Chihwaseon,
co-winner (along with Paul Thomas Anderson’s superior Punch-Drunk Love) of the prize for best director at this year’s
Cannes Film Festival, is a rather conventional artist’s biopic that’s
occasionally blessed with an astute sense of physical movement and natural
spectacle. The film opens with a pre-title sequence that shows a close-up of a
brush as it paints a large black spot on a blank canvas. After the painting is
done, the camera zooms into the black space, and the film begins properly. The
implication here seems to be that director Im Kwon-taek is helping us better
understand the film’s subject (late 19th century Korean painter Jang Seung-up)
by taking us inside the paintings that he made. It’s a fine conceit, and the
visual expression of the film’s intended journey makes you hopeful about
things, but the ultimate treatment is a bit too superficial to feel truly
satisfying.
It doesn’t help much that Chihwaseon feels compelled to touch upon the many events in the
artist’s life, yet still come in under two hours long.
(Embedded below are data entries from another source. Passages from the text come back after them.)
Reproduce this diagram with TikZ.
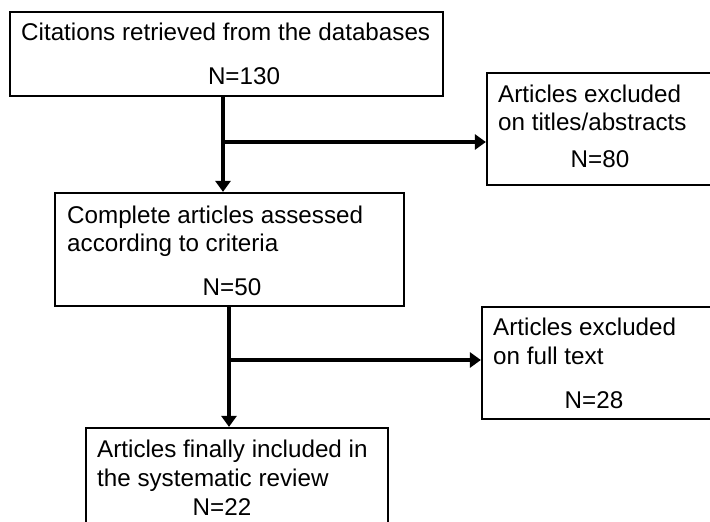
\documentclass[tikz,border=0pt]{standalone}
\usepackage{fontspec}
\setmainfont{Liberation Sans}
\usetikzlibrary{arrows.meta}

\tikzset{
  box/.style={draw, line width=2.2pt, inner sep=0pt},
  txt/.style={anchor=base west, inner sep=0pt, font=\fontsize{24.2}{29}\selectfont},
  num/.style={anchor=base, inner sep=0pt, font=\fontsize{24.2}{29}\selectfont},
  flow/.style={line width=4.5pt, -{Triangle[length=11pt,width=15pt]}}
}

\begin{document}
\begin{tikzpicture}[x=1pt,y=1pt,yscale=-1,xscale=1]
\useasboundingbox (0,0) rectangle (710,522);
\clip (0,0) rectangle (710,522);

%Shape: Rectangle [retrieved]
\node [box, minimum width=433, minimum height=84] (cit) at (226.5,54) {};
%Shape: Rectangle [excluded, titles]
\node [box, minimum width=229, minimum height=112] (excl1) at (601.5,129) {};
%Shape: Rectangle [assessed]
\node [box, minimum width=349, minimum height=113] (comp) at (229.5,249.5) {};
%Shape: Rectangle [excluded, full text]
\node [box, minimum width=235, minimum height=112] (excl2) at (599.5,363) {};
%Shape: Rectangle [included]
\node [box, minimum width=302, minimum height=104] (incl) at (237,480) {};

%Branch points
\coordinate (j1) at (223,142);
\coordinate (j2) at (229,360);

%Straight Lines
\draw [flow] (j1 |- cit.south) -- (j1 |- comp.north);
\draw [flow] (j1) -- (excl1.west |- j1);
\draw [flow] (j2 |- comp.south) -- (j2 |- incl.north);
\draw [flow] (j2) -- (excl2.west |- j2);

% Text Node
\node [txt] (citA) at (21,40) {Citations retrieved from the databases};
% Text Node
\node [num] (citN) at (244,84) {N=130};
% Text Node
\node [txt] (ex1A) at (498,102) {Articles excluded};
% Text Node
\node [txt] (ex1B) at (498,130) {on titles/abstracts};
% Text Node
\node [num] (ex1N) at (600,167) {N=80};
% Text Node
\node [txt] (compA) at (67,223) {Complete articles assessed};
% Text Node
\node [txt] (compB) at (67,251) {according to criteria};
% Text Node
\node [num] (compN) at (232,295) {N=50};
% Text Node
\node [txt] (ex2A) at (493,335) {Articles excluded};
% Text Node
\node [txt] (ex2B) at (493,364) {on full text};
% Text Node
\node [num] (ex2N) at (594,408) {N=28};
% Text Node
\node [txt] (inclA) at (97,457) {Articles finally included in};
% Text Node
\node [txt] (inclB) at (97,486) {the systematic review};
% Text Node
\node [num] (inclN) at (222,515) {N=22};

\end{tikzpicture}
\end{document}
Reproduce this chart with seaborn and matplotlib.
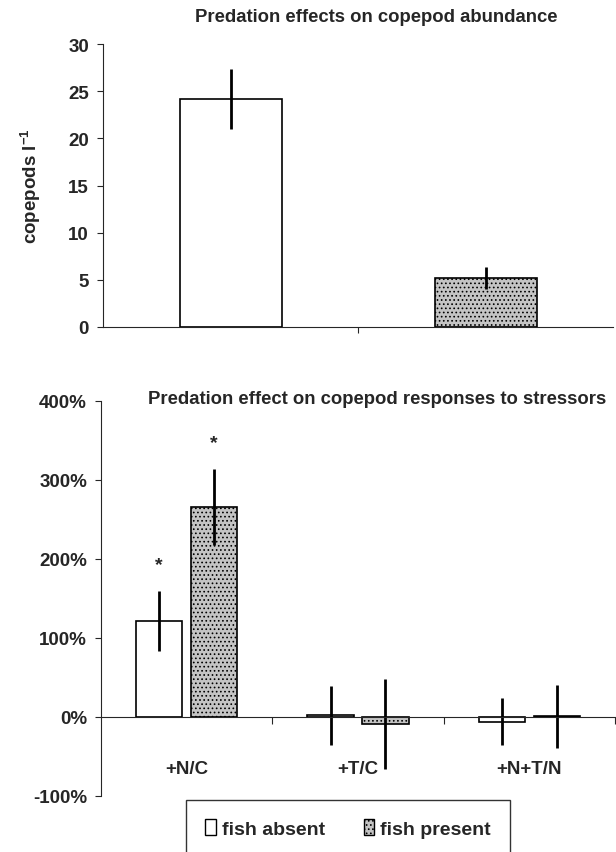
import numpy as np
import pandas as pd
import matplotlib
matplotlib.use("Agg")
import matplotlib.pyplot as plt
from matplotlib.patches import Patch
from matplotlib.ticker import FuncFormatter
import seaborn as sns

# top panel: copepod abundance
groups = ["fish absent", "fish present"]
abund_mean = [24.2, 5.2]
abund_err = [3.2, 1.2]

# bottom panel: response to stressors (%)
stressors = ["+N/C", "+T/C", "+N+T/N"]
absent_mean = [121, 2, -6]
absent_err = [38, 37, 30]
present_mean = [266, -9, 1]
present_err = [48, 57, 40]
signif = [[True, False, False], [True, False, False]]

sns.set_style("ticks")
plt.rcParams["font.family"] = ["Liberation Sans", "DejaVu Sans"]
plt.rcParams["font.weight"] = "bold"
plt.rcParams["mathtext.fontset"] = "custom"
plt.rcParams["mathtext.rm"] = "Liberation Sans:bold"
plt.rcParams["mathtext.it"] = "Liberation Sans:bold"
plt.rcParams["mathtext.bf"] = "Liberation Sans:bold"
plt.rcParams["hatch.linewidth"] = 0.7

present_face = "#c4c4c4"
present_hatch = "...."
palette = {"fish absent": "white", "fish present": present_face}

fig = plt.figure(figsize=(6.16, 8.53), dpi=100)
W, H = 616, 853
ax1 = fig.add_axes([103 / W, 1 - 328 / H, (613 - 103) / W, (328 - 45) / H])
ax2 = fig.add_axes([101 / W, 1 - 797 / H, (615 - 101) / W, (797 - 402) / H])

# ---- top panel
sns.barplot(x=groups, y=abund_mean, hue=groups, palette=palette, legend=False,
            width=0.4, edgecolor="black", linewidth=1.2, saturation=1, ax=ax1)
for bar, m, e in zip(ax1.patches, abund_mean, abund_err):
    if bar.get_facecolor()[0] < 0.99:
        bar.set_hatch(present_hatch)
    xc = bar.get_x() + bar.get_width() / 2
    ax1.errorbar(xc, m, yerr=e, fmt="none", ecolor="black", elinewidth=2, capsize=0)

ax1.set_xlim(-0.5, 1.5)
ax1.set_ylim(0, 30)
ax1.set_yticks(np.arange(0, 31, 5))
ax1.set_xticks([0.5])
ax1.set_xticklabels([])
ax1.tick_params(axis="x", length=4, width=0.8)
ax1.tick_params(axis="y", length=4, width=0.8, labelsize=13.5, pad=6)
ax1.set_ylabel(r"copepods l$^{-1}$", fontsize=13.5, fontweight="bold", labelpad=18)
sns.despine(ax=ax1)
for sp in ax1.spines.values():
    sp.set_linewidth(0.8)

# ---- bottom panel
df = pd.DataFrame({
    "stressor": stressors * 2,
    "fish": ["fish absent"] * 3 + ["fish present"] * 3,
    "value": absent_mean + present_mean,
})
sns.barplot(data=df, x="stressor", y="value", hue="fish", palette=palette,
            width=0.64, gap=0.156, edgecolor="black", linewidth=1.2,
            saturation=1, legend=False, ax=ax2)
for k, (cont, means, errs) in enumerate(zip(ax2.containers,
                                            [absent_mean, present_mean],
                                            [absent_err, present_err])):
    for j, (bar, m, e) in enumerate(zip(cont, means, errs)):
        if k == 1:
            bar.set_hatch(present_hatch)
        xc = bar.get_x() + bar.get_width() / 2
        ax2.errorbar(xc, m, yerr=e, fmt="none", ecolor="black", elinewidth=2, capsize=0)
        if signif[k][j]:
            ax2.annotate("*", (xc, m + e), xytext=(0, 13), textcoords="offset points",
                         ha="center", va="bottom", fontsize=14, fontweight="bold")

ax2.set_xlim(-0.5, 2.5)
ax2.set_ylim(-100, 400)
ax2.set_yticks(np.arange(-100, 401, 100))
ax2.yaxis.set_major_formatter(FuncFormatter(lambda v, p: f"{v:.0f}%"))
ax2.spines["bottom"].set_position(("data", 0))
ax2.set_xticks([0.5, 1.5, 2.5], minor=True)
ax2.tick_params(axis="x", which="minor", length=5, width=0.8, direction="out")
ax2.tick_params(axis="x", which="major", length=0, pad=31, labelsize=13.5)
ax2.tick_params(axis="y", length=4, width=0.8, labelsize=13.5, pad=6)
ax2.set_xlabel("")
ax2.set_ylabel("")
sns.despine(ax=ax2)
for sp in ax2.spines.values():
    sp.set_linewidth(0.8)

# titles
fig.text(376 / W, 1 - 18 / H, "Predation effects on copepod abundance",
         ha="center", va="center", fontsize=13.3, fontweight="bold")
fig.text(377 / W, 1 - 400 / H, "Predation effect on copepod responses to stressors",
         ha="center", va="center", fontsize=13.3, fontweight="bold")

# legend
handles = [Patch(facecolor="white", edgecolor="black", linewidth=1),
           Patch(facecolor=present_face, edgecolor="black", hatch=present_hatch, linewidth=1)]
leg = fig.legend(handles, groups, loc="upper center", bbox_to_anchor=(348 / W, 1 - 801 / H),
                 ncol=2, frameon=True, fancybox=False, edgecolor="black", fontsize=14,
                 handlelength=0.55, handleheight=0.85, handletextpad=0.3,
                 columnspacing=2.0, borderpad=1.0, borderaxespad=0)
leg.get_frame().set_linewidth(1.0)

fig.savefig("out.png", dpi=100, facecolor="white")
We watch him grow from
destitute and abused child, to clueless bumpkin student, to drunken lout, to
respected artist, to wizened sage, as the film moves on, but we rarely come to
understand what’s led to any of those stages. The average length of each scene
is probably under a minute long, and while that keeps things from ever feeling
at all boring and ensures a procession of attractive and varying scenery moves
across the screen, it is also a bit exhausting by the time over a hundred of
them have flitted by. It’s as if the movie never moves out of the expositional
phase along its journey and as a result we never feel as if we’re spending
time with the protagonist. Too much incident sinks the film, especially when the
characters are preaching about the need to slow down and be more
observant on a regular basis. The moments where we get to see the artist at work
are fascinating, and I wish there were more of them, or at least longer ones,
similar to Rivette’s La Belle Noiseuse.
As a chronicle of part of a nation’s history, however, Chihwaseon
is more effective. Even though it fails to give adequate insight into the psyche
of its protagonist, it does an excellent job of conveying Korea’s political
status at the time and his place in that shifting environment. Sandwiched
between the powerhouses of China and Japan, it consistently shifts hands
throughout the film, and any uprising that arises from within is quickly claimed
by one of the sides as its own. National identity in such circumstances is hard
to come by, and our understanding of Jang Seung-up’s importance to his
homeland as a distinctly Korean artist is deepened as a result of the backdrop.
Oftentimes throughout the first half of the film, the artist’s mentor explains
the necessity to have no unnecessary strokes when creating a masterpiece.
Frankly, I felt Chihwaseon could stand
to have a few of them. It’s so tightly edited that it sometimes feels
impatient and forced. Several scenes feel downright obligatory. As technically
proficient as most of the individual scenes in the film are though, they don’t
cohere into anything satisfying since there’s so little breathing room.